With Holland's win over Australia earlier in the day, Chile's three points - which takes them onto six points with the Dutch after two games - means Spain cannot now progress into the knock-out stages.
A tactical masterpiece from Chile's Argentine coach Jorge Sampaoli laid the foundation for the South Americans to humble their more-glamorous European opponents.
It is not the first time the reigning world champions have failed to make the knock-out rounds - Italy suffered that indignity in 2010 and so did France in 2002 - but never before has it happened after the first two games.
The 5-1 hiding handed out by Holland in the opening match was still reverberating for Spain, and the pattern of that nightmare second half of last Friday night continued in the same agonising vein.

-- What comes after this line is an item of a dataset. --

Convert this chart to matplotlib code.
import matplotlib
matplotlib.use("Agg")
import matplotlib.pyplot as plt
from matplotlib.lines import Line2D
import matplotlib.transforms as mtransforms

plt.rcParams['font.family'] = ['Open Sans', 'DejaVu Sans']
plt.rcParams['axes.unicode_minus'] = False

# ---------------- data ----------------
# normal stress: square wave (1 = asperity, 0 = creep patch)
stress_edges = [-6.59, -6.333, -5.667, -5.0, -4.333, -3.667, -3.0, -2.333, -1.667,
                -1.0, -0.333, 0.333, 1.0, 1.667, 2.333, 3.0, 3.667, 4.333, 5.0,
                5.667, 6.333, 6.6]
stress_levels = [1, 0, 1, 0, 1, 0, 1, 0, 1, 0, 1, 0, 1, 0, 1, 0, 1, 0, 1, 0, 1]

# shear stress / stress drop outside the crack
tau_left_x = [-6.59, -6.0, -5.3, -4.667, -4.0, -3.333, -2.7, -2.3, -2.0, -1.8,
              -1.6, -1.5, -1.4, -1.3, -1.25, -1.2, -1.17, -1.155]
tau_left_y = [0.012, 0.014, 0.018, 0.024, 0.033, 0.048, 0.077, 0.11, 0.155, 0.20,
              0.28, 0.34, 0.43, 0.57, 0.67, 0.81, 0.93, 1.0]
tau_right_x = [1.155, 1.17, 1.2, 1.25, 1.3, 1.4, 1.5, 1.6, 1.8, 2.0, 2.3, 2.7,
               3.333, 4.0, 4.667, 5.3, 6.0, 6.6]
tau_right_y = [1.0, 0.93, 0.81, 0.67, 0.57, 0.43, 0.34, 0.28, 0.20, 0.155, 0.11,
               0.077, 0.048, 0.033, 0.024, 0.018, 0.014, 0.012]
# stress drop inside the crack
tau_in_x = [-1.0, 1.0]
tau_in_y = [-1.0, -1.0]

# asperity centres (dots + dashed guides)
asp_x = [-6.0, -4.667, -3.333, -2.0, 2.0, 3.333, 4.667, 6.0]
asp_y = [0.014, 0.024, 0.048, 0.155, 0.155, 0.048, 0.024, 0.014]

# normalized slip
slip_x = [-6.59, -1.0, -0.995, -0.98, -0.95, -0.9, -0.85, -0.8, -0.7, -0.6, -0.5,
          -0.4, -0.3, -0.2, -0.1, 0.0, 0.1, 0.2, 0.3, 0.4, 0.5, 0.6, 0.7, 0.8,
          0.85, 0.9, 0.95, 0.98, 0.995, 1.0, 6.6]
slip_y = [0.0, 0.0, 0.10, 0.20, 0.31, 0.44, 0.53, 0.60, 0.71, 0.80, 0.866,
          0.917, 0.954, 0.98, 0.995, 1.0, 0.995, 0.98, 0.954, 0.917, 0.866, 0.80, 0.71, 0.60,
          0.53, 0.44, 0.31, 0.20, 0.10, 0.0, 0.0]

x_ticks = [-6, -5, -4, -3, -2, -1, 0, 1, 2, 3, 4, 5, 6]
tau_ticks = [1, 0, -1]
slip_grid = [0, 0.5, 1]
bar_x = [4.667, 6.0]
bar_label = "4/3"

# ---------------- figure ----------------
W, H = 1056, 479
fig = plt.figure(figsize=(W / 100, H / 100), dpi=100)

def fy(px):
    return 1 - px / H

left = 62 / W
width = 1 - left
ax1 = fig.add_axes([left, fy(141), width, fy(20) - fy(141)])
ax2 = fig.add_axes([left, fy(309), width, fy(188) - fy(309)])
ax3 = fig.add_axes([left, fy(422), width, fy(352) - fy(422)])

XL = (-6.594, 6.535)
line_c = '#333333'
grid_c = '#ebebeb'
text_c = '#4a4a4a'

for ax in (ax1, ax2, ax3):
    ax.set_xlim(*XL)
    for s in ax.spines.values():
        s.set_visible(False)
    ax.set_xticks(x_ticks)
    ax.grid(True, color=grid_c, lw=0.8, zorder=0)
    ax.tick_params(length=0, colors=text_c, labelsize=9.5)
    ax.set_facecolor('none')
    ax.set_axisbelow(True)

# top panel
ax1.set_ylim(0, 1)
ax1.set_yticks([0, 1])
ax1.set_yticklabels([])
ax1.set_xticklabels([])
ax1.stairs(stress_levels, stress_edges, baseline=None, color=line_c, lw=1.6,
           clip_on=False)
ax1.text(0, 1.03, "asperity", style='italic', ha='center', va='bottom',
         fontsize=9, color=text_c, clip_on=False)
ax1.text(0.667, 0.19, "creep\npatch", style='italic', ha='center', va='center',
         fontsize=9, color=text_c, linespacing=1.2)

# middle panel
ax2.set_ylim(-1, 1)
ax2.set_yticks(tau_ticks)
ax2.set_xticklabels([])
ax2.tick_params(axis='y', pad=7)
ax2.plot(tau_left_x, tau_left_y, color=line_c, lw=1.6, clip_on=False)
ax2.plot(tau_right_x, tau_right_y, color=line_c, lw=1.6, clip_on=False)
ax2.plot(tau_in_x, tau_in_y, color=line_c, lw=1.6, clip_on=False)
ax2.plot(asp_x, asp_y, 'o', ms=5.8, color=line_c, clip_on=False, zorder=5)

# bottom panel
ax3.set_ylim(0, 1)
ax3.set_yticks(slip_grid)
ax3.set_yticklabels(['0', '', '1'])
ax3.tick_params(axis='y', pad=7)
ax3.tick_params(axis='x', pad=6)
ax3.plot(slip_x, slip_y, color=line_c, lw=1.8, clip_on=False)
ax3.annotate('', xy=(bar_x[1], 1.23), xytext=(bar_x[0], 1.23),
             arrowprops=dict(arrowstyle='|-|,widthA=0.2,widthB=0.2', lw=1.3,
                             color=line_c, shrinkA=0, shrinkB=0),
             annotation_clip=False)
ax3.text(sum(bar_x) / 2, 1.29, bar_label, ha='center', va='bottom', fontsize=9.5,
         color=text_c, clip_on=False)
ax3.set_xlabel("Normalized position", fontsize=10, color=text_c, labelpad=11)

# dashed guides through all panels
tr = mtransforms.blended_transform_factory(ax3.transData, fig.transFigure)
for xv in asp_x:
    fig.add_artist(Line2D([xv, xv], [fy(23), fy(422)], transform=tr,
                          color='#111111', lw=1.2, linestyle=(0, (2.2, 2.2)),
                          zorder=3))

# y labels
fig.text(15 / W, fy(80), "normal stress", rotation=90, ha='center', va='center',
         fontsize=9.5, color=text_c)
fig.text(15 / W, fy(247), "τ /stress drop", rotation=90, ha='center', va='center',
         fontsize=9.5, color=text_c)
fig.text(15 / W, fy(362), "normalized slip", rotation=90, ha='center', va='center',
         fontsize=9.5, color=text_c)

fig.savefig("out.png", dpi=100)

Vincente del Bosque's side appeared frozen into inaction, and it did not help that they were playing a Chile side whose spirit was stoked by tens of thousands of fans bouncing off the walls of the Maracana - in some cases literally as thousands without tickets remained outside the stadiums with around 200 bursting through a security cordon prior to kick-off.
From the start, Chile - who have looked hugely impressive in the last couple of years, not least in a 2-0 win over England at Wembley in November - were fired up for this fray.

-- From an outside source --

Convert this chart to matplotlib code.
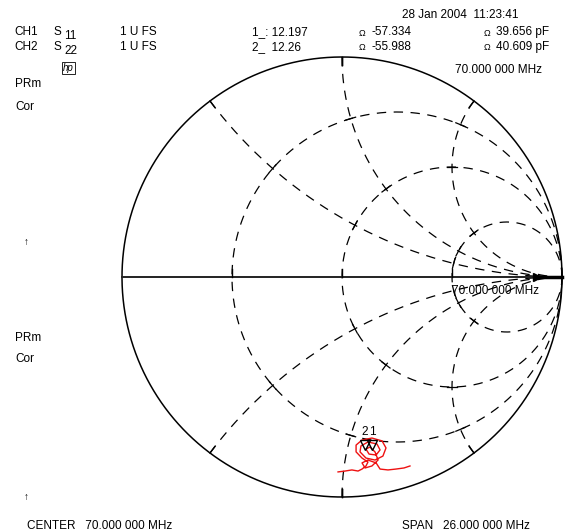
#Main imports
import numpy as np
import matplotlib
matplotlib.use('Agg')
import matplotlib.pyplot as plt

plt.rcParams['font.family'] = ['Liberation Sans', 'DejaVu Sans']

#Smith chart grid values (normalised)
r_circles = [1/3, 1.0, 3.0]
x_arcs = [0.5, 1.0, 2.0, -0.5, -1.0, -2.0]

trace_re = [-0.018, 0.014, 0.045, 0.073, 0.091, 0.109, 0.118, 0.091, 0.064, 0.064,
            0.091, 0.136, 0.182, 0.200, 0.186, 0.150, 0.109, 0.082, 0.086, 0.118,
            0.159, 0.173, 0.155, 0.123, 0.109, 0.127, 0.150, 0.164, 0.136, 0.105,
            0.091, 0.118, 0.155, 0.173, 0.209, 0.245, 0.282, 0.309]
trace_im = [-0.886, -0.882, -0.877, -0.882, -0.873, -0.859, -0.841, -0.823, -0.795, -0.764,
            -0.741, -0.732, -0.745, -0.777, -0.814, -0.832, -0.823, -0.795, -0.768, -0.750,
            -0.759, -0.786, -0.809, -0.805, -0.782, -0.773, -0.795, -0.832, -0.859, -0.868,
            -0.845, -0.832, -0.845, -0.873, -0.877, -0.873, -0.868, -0.859]

#Markers
marker_names = ['2', '1']
marker_re = [0.105, 0.136]
marker_im = [-0.764, -0.764]

#Header / footer text
header_rows = [
    ('CH1', '11', '1 U FS', '1_: 12.197', '-57.334', '39.656 pF'),
    ('CH2', '22', '1 U FS', '2_  12.26', '-55.988', '40.609 pF'),
]
timestamp = '28 Jan 2004  11:23:41'
freq_label = '70.000 000 MHz'
center_label = 'CENTER   70.000 000 MHz'
span_label = 'SPAN   26.000 000 MHz'

W, H = 568, 532
fig = plt.figure(figsize=(W / 100, H / 100), dpi=100)
fig.patch.set_facecolor('white')

#axes over the whole figure, unit circle centred at pixel (342, 277), radius 220
cx, cy, R = 342.0, 277.0, 220.0
ax = fig.add_axes([0, 0, 1, 1])
ax.set_xlim(-cx / R, (W - cx) / R)
ax.set_ylim(-(H - cy) / R, cy / R)
ax.axis('off')

def gamma(z):
    return (z - 1) / (z + 1)

dash = dict(color='black', lw=0.9, linestyle=(0, (7.5, 6)))

#constant resistance circles
t = np.linspace(0, 2 * np.pi, 400)
for r in r_circles:
    c = r / (1 + r)
    rad = 1 / (1 + r)
    ax.plot(c + rad * np.cos(t), rad * np.sin(t), **dash)

#constant reactance arcs
s = np.linspace(0, np.pi / 2 - 1e-3, 400)
for x in x_arcs:
    g = gamma(np.tan(s) + 1j * x)
    ax.plot(g.real, g.imag, **dash)

#small solid ticks where the grid lines cross
for r in r_circles:
    c = r / (1 + r)
    for x in x_arcs:
        p = gamma(r + 1j * x)
        d = p - c
        tang = 1j * d / abs(d) * (5 / R)
        ax.plot([(p - tang).real, (p + tang).real], [(p - tang).imag, (p + tang).imag],
                color='black', lw=0.9)

#outer circle and real axis
ax.plot(np.cos(t), np.sin(t), color='black', lw=1.1)
ax.plot([-1, 1], [0, 0], color='#222222', lw=1.4)
ax.plot([0.9, 1.0], [0, 0], color='black', lw=2.5)
ax.plot([0.885], [0], marker='>', color='black', ms=6)

#little ticks where the grid meets the outer circle and the axis
tk = 8 / R
for x in x_arcs:
    g = gamma(1j * x)
    ax.plot([g.real, g.real * (1 - tk)], [g.imag, g.imag * (1 - tk)], color='black', lw=1)
ax.plot([0, 0], [-1, -1 + tk], color='black', lw=1)
ax.plot([0, 0], [1, 1 - tk], color='black', lw=1)
for r in r_circles:
    g = gamma(r)
    ax.plot([g, g], [0, tk], color='black', lw=1)

#trace
ax.plot(trace_re, trace_im, color='#ee1111', lw=1.0)
ax.plot(marker_re, marker_im, linestyle='none', marker='v', ms=7,
        markerfacecolor='none', markeredgecolor='black', mew=1)
for name, mr, mi in zip(marker_names, marker_re, marker_im):
    ax.text(mr, mi + 0.06, name, fontsize=8.5, ha='center', va='center')

def put(x, y, s, size=8.5, **kw):
    fig.text(x / W, 1 - y / H, s, fontsize=size, ha='left', va='center', **kw)

put(402, 15, timestamp)
for row, y in zip(header_rows, (32, 47)):
    ch, sub, fs, mk, val, cap = row
    put(14, y, ch)
    put(54, y, 'S')
    put(64, y + 4, sub)
    put(120, y, fs)
    put(252, y, mk)
    put(359, y + 1, '\u03a9', size=6.5)
    put(371, y, val)
    put(484, y + 1, '\u03a9', size=6.5)
    put(496, y, cap)

put(63, 68, 'hp', size=7, style='italic',
    bbox=dict(boxstyle='square,pad=0.1', fc='white', ec='black', lw=0.6))
put(455, 70, freq_label)
put(452, 291, freq_label)

put(15, 84, 'PRm')
put(15, 107, 'Cor')
put(24, 242, '\u2191', size=7)
put(15, 338, 'PRm')
put(15, 359, 'Cor')
put(24, 497, '\u2191', size=7)

put(27, 526, center_label)
put(402, 526, span_label)

fig.savefig('out.png', dpi=100)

They served noticed of their threat when Gonzalo Jara, of Nottingham Forest, headed over from a good position - and held his head afterwards too: he knew it was a gilt-edged chance.
Spain knew they had to win and Claudio Bravo in the Chile goal stood in Xabi Alonso's way when the Real Madrid midfielder pounced on Andres Iniesta's deflected pass with only the keeper to beat.

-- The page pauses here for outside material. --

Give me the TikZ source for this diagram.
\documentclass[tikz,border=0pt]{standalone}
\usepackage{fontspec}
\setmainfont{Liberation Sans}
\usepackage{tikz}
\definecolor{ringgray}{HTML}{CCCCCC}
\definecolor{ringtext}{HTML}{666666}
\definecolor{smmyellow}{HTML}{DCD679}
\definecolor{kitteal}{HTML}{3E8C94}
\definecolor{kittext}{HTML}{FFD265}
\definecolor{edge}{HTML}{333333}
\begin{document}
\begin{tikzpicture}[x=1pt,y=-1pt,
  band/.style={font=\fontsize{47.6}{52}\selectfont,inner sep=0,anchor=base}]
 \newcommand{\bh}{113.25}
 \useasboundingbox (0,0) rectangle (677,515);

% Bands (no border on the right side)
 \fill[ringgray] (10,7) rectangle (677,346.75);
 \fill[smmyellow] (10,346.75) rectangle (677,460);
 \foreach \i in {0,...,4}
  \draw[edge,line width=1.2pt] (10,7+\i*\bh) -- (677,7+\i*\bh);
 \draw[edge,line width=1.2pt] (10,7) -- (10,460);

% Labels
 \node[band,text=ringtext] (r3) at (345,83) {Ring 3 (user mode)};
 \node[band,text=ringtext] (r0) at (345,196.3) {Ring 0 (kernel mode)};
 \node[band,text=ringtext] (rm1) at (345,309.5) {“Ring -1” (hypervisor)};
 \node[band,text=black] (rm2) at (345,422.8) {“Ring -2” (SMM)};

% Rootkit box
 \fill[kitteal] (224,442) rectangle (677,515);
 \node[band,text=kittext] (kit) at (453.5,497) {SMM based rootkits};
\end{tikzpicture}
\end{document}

He looked certain to score but Bravo stopped it with one hand at close range, and Alonso's next involvement was to lose the ball in the move which saw Chile go ahead.
Alexis Sanchez snapped up possession and played in Charles Aranguiz who picked out Vargas with a brilliant centre. The Valencia forward kept his head while Spain were losing theirs and neatly sidestepped Iker Casillas before sliding it home.
Alonso attempted to make amends but blasted high and wide from Diego Costa's lay-off, before the naturalised Brazilian striker scuffed a shot into the turf and side-netting as Spain's frustrations increased.
Two minutes before half-time and Spain's looming crisis became a fully-fledged disaster.
Casillas, heavily criticised after the Holland debacle and fortunate to keep his place, did himself no favours with a fairly pathetic double-handed fist at Sanchez's gentle free-kick and the ball dropped to Aranguiz who controlled it and then toe-poked back past the sorry keeper to make it 2-0.
Another bad miss from Costa, who was mercilessly taunted by the Chile fans, was followed by Jordi Alba spraying his shot wide as desperation set in for Spain in the second half.
Chile then turned rather wasteful, failing to kill off the game completely with Vargas shooting straight at Casillas, Mauricio Isla scooping over at full-stretch and Sanchez dallying too long when in space.
Del Bosque sent on Fernando Torres and Santi Cazorla to try a last-ditch rescue attempt and the Arsenal midfielder came close to scoring, denied by a sprawling save low to his right by Bravo with 10 minutes left.
Bravo was bravura to the last with more top-class saves, notably from Cazorla's free-kick.
Spain looked like broken men. After the 2010 triumph sandwiched by two European Championship wins - their world has come crashing down.